Your goal — The lines from the beginning of the records below through the one holding "from bokeh.resources import INLINE" are to be copied exactly; leave the pictures out.
-- start of Records for processing --
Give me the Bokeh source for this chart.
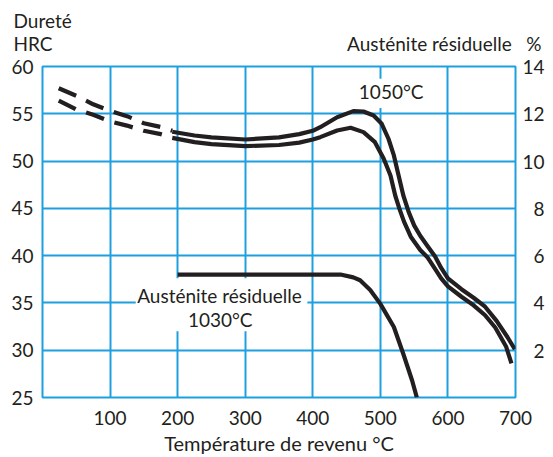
from bokeh.plotting import figure
from bokeh.models import Range1d, FixedTicker, Label, LinearAxis, Title
from bokeh.embed import file_html
from bokeh.resources import INLINE

# ---- data ----
temp_upper_dash = [24, 50, 75, 100, 125, 150, 175, 192]
hrc_upper_dash = [57.7, 56.9, 56.0, 55.3, 54.75, 54.0, 53.6, 53.2]
temp_upper = [192, 225, 250, 300, 350, 380, 400, 411, 436, 460, 475, 490, 502, 512, 520,
              527, 534, 542, 550, 559, 570, 581, 590, 600, 620, 638, 655, 672, 688, 699]
hrc_upper = [53.1, 52.7, 52.5, 52.28, 52.5, 52.85, 53.2, 53.58, 54.64, 55.28, 55.24, 54.82,
             53.94, 52.36, 50.6, 48.48, 46.36, 44.6, 43.2, 42.1, 41.0, 39.9, 38.7, 37.6,
             36.45, 35.55, 34.6, 33.1, 31.4, 30.1]

temp_lower_dash = [24, 50, 75, 100, 125, 150, 175, 192]
hrc_lower_dash = [56.4, 55.45, 54.9, 54.2, 53.75, 53.2, 52.85, 52.5]
temp_lower = [192, 225, 250, 300, 350, 380, 400, 411, 436, 456, 475, 492, 505, 515, 522,
              528, 535, 545, 559, 570, 580, 590, 600, 620, 638, 655, 670, 686, 694]
hrc_lower = [52.45, 52.0, 51.8, 51.58, 51.7, 51.95, 52.28, 52.53, 53.23, 53.52, 53.06, 52.0,
             50.24, 48.48, 46.36, 45.0, 43.6, 42.0, 40.6, 39.8, 38.7, 37.6, 36.75, 35.65,
             34.75, 33.7, 32.4, 30.4, 28.6]

temp_aust = [200, 300, 400, 441, 460, 470, 485, 500, 520, 534, 547, 554]
pct_aust = [5.2, 5.2, 5.2, 5.2, 5.08, 4.96, 4.55, 3.96, 2.98, 1.84, 0.72, 0.0]

x_ticks = [100, 200, 300, 400, 500, 600, 700]
y_ticks = [25, 30, 35, 40, 45, 50, 55, 60]
right_ticks = [2, 4, 6, 8, 10, 12, 14]

# ---- style ----
BLUE = "#1ea0e0"
INK = "#231f20"
FONT = "Lato"
FS = "19px"
FIG = "\u2007"   # figure space, pads one-digit labels so they line up on the right
NB = "\u00a0"

p = figure(width=553, height=457, x_range=Range1d(0, 700), y_range=Range1d(25, 60),
           output_backend="svg", toolbar_location=None,
           min_border_left=42, min_border_right=38, min_border_top=66, min_border_bottom=60)
p.extra_y_ranges = {"aust": Range1d(0, 14)}

p.background_fill_color = "white"
p.border_fill_color = "white"
p.outline_line_color = BLUE
p.outline_line_width = 2


def style_axis(ax, standoff):
    ax.axis_line_color = None
    ax.major_tick_line_color = None
    ax.minor_tick_line_color = None
    ax.major_tick_out = 0
    ax.major_tick_in = 0
    ax.minor_tick_out = 0
    ax.minor_tick_in = 0
    ax.major_label_text_font = FONT
    ax.major_label_text_font_size = FS
    ax.major_label_text_color = INK
    ax.major_label_standoff = standoff


style_axis(p.xaxis[0], 13)
style_axis(p.yaxis[0], 9)
p.xaxis.ticker = FixedTicker(ticks=x_ticks)
p.yaxis.ticker = FixedTicker(ticks=y_ticks)
p.xaxis.axis_label = "Température de revenu °C"
p.xaxis.axis_label_text_font = FONT
p.xaxis.axis_label_text_font_size = "20px"
p.xaxis.axis_label_text_font_style = "normal"
p.xaxis.axis_label_text_color = INK
p.xaxis.axis_label_standoff = 3

# right axis: residual austenite %
raxis = LinearAxis(y_range_name="aust", ticker=FixedTicker(ticks=right_ticks))
style_axis(raxis, 7)
raxis.major_label_overrides = {t: (FIG + str(t) if t < 10 else str(t)) for t in right_ticks}
p.add_layout(raxis, "right")

# title of the right axis (nearest the frame), right-aligned past the frame edge
t_right = Title(text="Austénite résiduelle" + NB * 3 + "%\n" + NB, align="right", offset=-26,
                vertical_align="bottom", standoff=-22, text_font=FONT, text_font_size=FS,
                text_font_style="normal", text_color=INK, text_line_height=1.0)
p.add_layout(t_right, "above")

# title of the left axis, two lines
t_left = Title(text="Dureté\nHRC", align="left", offset=-29, vertical_align="bottom",
               standoff=-28, text_font=FONT, text_font_size=FS, text_font_style="normal",
               text_color=INK, text_line_height=1.0)
p.add_layout(t_left, "above")

p.xgrid.grid_line_color = BLUE
p.ygrid.grid_line_color = BLUE
p.xgrid.grid_line_width = 2
p.ygrid.grid_line_width = 2

# white boxes behind the in-plot labels
p.quad(left=[138], right=[392], bottom=[32.0], top=[37.6], fill_color="white", line_color=None)
p.quad(left=[462], right=[572], bottom=[55.6], top=[58.7], fill_color="white", line_color=None)

# curves
p.line(temp_upper_dash, hrc_upper_dash, line_width=4.2, color=INK, line_dash="19 11")
p.line(temp_lower_dash, hrc_lower_dash, line_width=4.2, color=INK, line_dash="19 11")
p.line(temp_upper, hrc_upper, line_width=4.2, color=INK, line_join="round")
p.line(temp_lower, hrc_lower, line_width=4.2, color=INK, line_join="round")
p.line(temp_aust, pct_aust, line_width=4.2, color=INK, line_join="round", y_range_name="aust")


def lab(x, y, text, align="center", baseline="alphabetic"):
    p.add_layout(Label(x=x, y=y, text=text, text_align=align, text_baseline=baseline,
                       text_font=FONT, text_font_size=FS, text_color=INK))


lab(516, 57.35, "1050°C")
lab(262, 35.75, "Austénite résiduelle")
lab(263, 33.22, "1030°C")

open("out.html", "w").write(file_html(p, INLINE))
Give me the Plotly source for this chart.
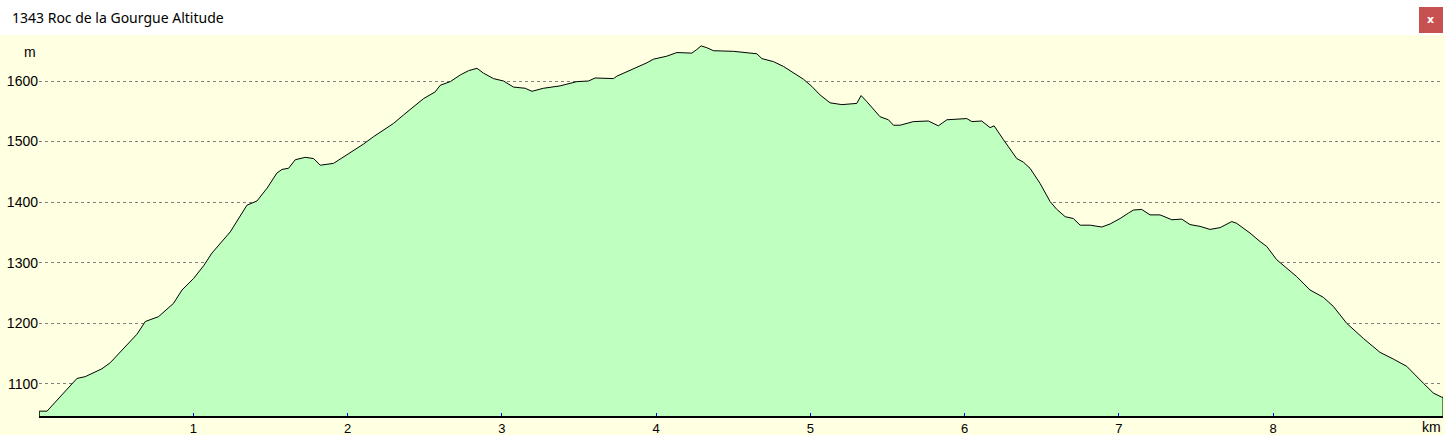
-- end of Records for processing --
Final result —
Give me the Bokeh source for this chart.
from bokeh.plotting import figure
from bokeh.models import Range1d, FixedTicker, Label, LinearAxis, Title
from bokeh.embed import file_html
from bokeh.resources import INLINE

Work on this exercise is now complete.